---------- Raw records

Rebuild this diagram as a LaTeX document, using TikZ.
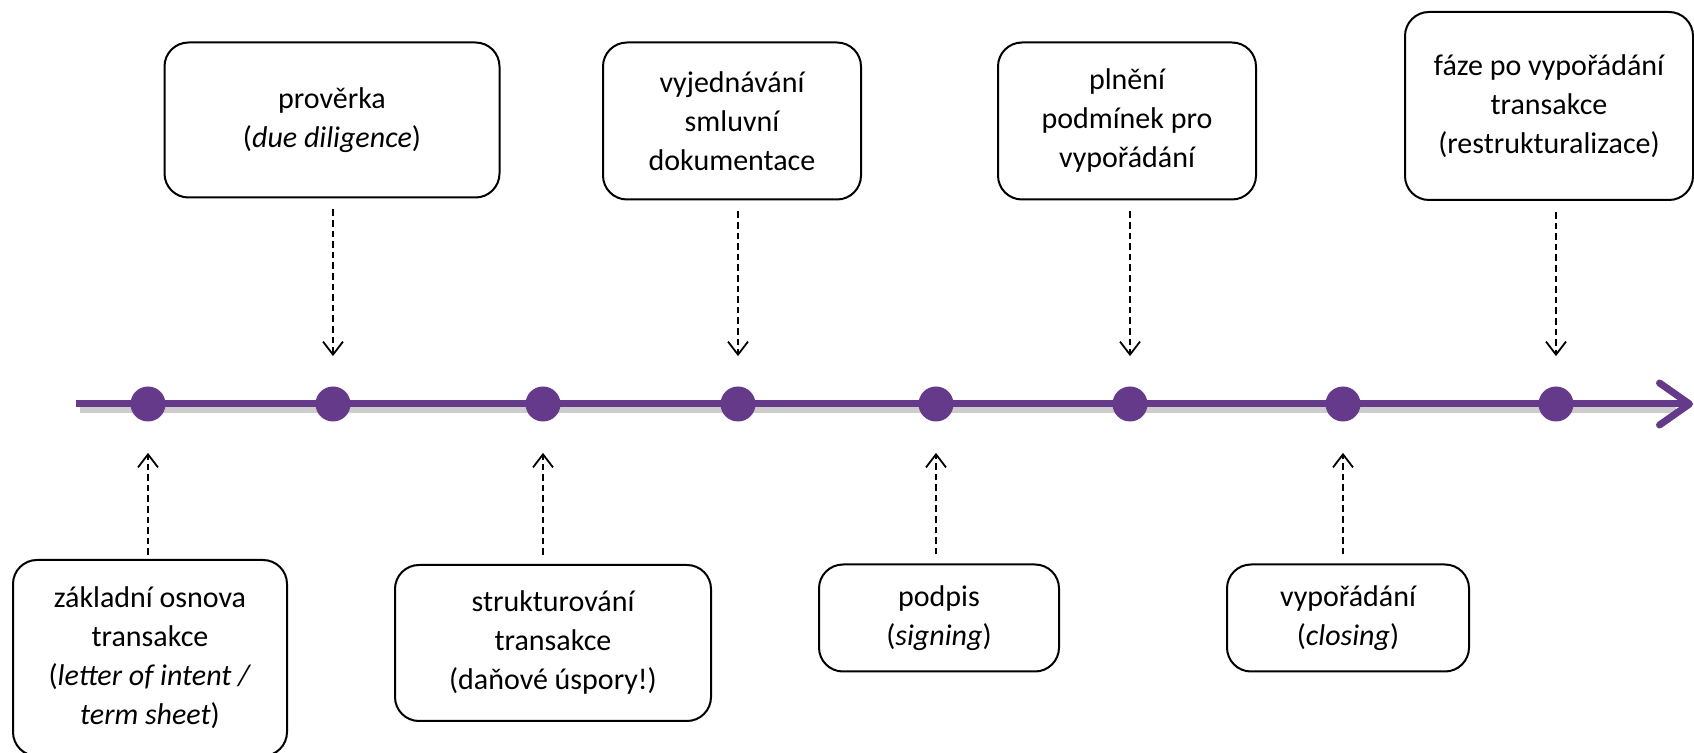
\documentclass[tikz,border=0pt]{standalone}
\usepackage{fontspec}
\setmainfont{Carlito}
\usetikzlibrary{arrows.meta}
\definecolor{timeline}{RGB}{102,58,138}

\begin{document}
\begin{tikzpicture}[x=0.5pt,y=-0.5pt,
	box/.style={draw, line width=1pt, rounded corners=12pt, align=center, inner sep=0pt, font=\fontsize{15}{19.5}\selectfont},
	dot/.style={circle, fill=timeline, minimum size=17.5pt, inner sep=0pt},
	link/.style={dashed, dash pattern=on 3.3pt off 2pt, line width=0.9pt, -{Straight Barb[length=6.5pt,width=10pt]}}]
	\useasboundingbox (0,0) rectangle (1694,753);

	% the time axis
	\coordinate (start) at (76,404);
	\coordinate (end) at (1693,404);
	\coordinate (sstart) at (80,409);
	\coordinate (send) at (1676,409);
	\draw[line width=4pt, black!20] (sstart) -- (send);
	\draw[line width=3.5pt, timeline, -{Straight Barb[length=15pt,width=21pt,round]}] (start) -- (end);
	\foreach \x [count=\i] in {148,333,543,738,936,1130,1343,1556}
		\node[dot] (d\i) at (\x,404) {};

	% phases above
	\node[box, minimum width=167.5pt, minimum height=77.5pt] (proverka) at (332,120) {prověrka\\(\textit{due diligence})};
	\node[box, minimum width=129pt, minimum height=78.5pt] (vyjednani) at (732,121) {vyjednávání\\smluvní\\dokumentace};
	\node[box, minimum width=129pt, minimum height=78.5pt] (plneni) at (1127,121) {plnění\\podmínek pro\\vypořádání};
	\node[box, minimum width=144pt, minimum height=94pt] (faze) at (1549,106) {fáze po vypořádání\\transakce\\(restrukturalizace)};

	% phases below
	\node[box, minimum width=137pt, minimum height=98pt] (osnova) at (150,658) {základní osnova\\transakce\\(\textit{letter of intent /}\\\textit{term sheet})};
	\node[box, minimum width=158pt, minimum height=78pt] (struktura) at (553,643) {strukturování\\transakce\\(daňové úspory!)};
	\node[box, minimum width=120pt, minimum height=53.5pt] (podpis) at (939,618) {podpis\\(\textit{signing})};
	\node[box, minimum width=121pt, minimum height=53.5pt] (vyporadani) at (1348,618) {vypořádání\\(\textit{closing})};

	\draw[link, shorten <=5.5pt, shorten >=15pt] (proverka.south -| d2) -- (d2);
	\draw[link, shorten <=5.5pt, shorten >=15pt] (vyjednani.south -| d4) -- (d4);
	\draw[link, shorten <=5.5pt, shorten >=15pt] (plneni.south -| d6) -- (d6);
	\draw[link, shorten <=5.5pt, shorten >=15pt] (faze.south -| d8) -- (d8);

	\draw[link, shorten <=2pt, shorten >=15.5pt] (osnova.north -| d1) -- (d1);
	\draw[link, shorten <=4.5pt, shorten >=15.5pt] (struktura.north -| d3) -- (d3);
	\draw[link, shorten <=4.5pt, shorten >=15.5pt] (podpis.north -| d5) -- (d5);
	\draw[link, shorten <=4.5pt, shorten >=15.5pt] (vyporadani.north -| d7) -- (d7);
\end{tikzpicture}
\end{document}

--------------------
---------- Raw records

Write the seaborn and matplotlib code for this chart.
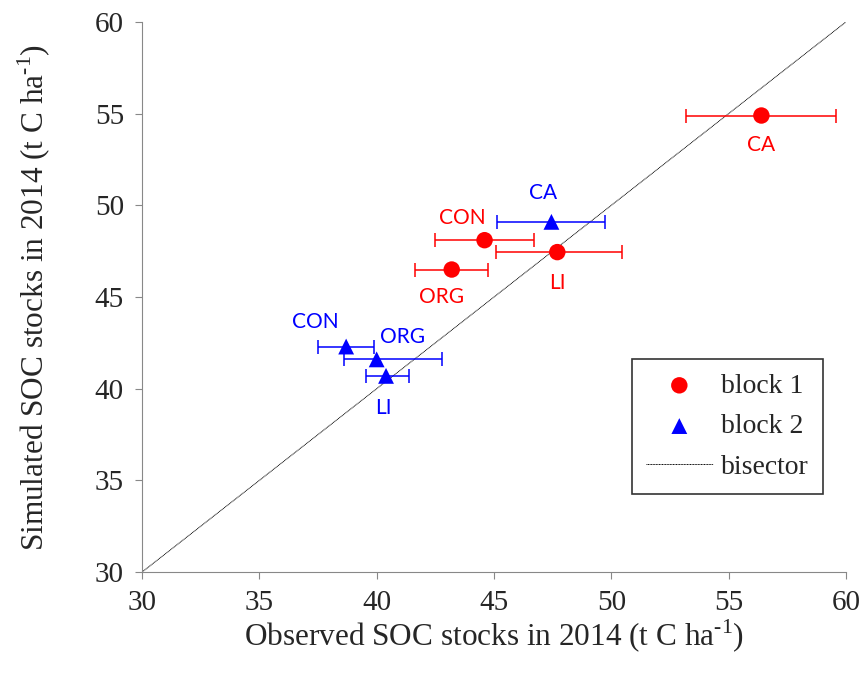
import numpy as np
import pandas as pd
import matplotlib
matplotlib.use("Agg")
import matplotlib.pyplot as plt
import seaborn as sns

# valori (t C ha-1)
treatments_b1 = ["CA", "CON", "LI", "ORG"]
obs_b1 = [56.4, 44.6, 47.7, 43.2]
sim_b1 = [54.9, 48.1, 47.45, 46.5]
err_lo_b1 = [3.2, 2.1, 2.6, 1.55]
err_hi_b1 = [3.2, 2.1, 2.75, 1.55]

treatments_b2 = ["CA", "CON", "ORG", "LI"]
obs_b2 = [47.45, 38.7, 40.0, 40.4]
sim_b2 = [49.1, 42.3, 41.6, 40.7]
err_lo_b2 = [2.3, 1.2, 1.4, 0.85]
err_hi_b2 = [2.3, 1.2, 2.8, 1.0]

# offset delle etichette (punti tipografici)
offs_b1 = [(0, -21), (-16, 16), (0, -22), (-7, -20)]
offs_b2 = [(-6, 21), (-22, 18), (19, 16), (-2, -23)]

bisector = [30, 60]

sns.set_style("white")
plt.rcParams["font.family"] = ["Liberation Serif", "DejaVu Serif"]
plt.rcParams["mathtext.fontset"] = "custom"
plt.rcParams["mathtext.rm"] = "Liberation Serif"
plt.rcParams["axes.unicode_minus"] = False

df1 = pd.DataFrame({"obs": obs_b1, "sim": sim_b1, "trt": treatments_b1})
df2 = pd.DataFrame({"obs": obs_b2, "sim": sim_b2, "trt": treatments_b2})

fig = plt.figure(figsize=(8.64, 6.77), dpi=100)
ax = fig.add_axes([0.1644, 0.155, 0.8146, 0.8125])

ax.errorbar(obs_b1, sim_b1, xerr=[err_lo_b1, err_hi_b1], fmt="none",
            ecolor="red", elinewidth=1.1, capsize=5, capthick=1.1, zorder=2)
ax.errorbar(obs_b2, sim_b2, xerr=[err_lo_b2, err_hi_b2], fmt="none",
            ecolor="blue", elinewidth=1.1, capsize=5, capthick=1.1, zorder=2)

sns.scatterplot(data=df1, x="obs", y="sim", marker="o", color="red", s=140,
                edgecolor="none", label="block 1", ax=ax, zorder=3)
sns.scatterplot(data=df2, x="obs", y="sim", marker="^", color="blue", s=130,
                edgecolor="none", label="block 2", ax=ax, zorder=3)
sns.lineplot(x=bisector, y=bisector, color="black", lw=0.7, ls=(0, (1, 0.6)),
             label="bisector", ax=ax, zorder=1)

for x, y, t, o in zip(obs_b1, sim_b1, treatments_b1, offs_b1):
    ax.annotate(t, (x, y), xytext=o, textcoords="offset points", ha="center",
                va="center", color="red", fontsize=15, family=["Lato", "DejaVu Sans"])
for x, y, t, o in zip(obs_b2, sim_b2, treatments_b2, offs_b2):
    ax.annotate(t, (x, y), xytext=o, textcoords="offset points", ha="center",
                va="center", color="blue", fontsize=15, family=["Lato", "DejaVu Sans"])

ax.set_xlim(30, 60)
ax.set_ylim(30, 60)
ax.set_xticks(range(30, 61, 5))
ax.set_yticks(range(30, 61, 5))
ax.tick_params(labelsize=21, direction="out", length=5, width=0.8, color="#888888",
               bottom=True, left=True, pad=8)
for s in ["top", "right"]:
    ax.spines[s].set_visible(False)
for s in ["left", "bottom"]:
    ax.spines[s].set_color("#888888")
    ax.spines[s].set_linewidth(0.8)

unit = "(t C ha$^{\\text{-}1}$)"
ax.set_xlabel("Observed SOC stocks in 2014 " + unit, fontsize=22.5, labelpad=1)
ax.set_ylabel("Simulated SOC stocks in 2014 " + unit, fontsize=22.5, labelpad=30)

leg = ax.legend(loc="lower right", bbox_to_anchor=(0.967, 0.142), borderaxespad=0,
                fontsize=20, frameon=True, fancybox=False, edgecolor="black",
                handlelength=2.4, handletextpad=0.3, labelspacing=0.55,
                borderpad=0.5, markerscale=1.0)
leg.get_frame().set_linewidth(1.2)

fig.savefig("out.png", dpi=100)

--------------------

» Task goal: Which lines contain the word "matplotlib"? Return each of them.

» In response:
Write the seaborn and matplotlib code for this chart.
import matplotlib
matplotlib.use("Agg")
import matplotlib.pyplot as plt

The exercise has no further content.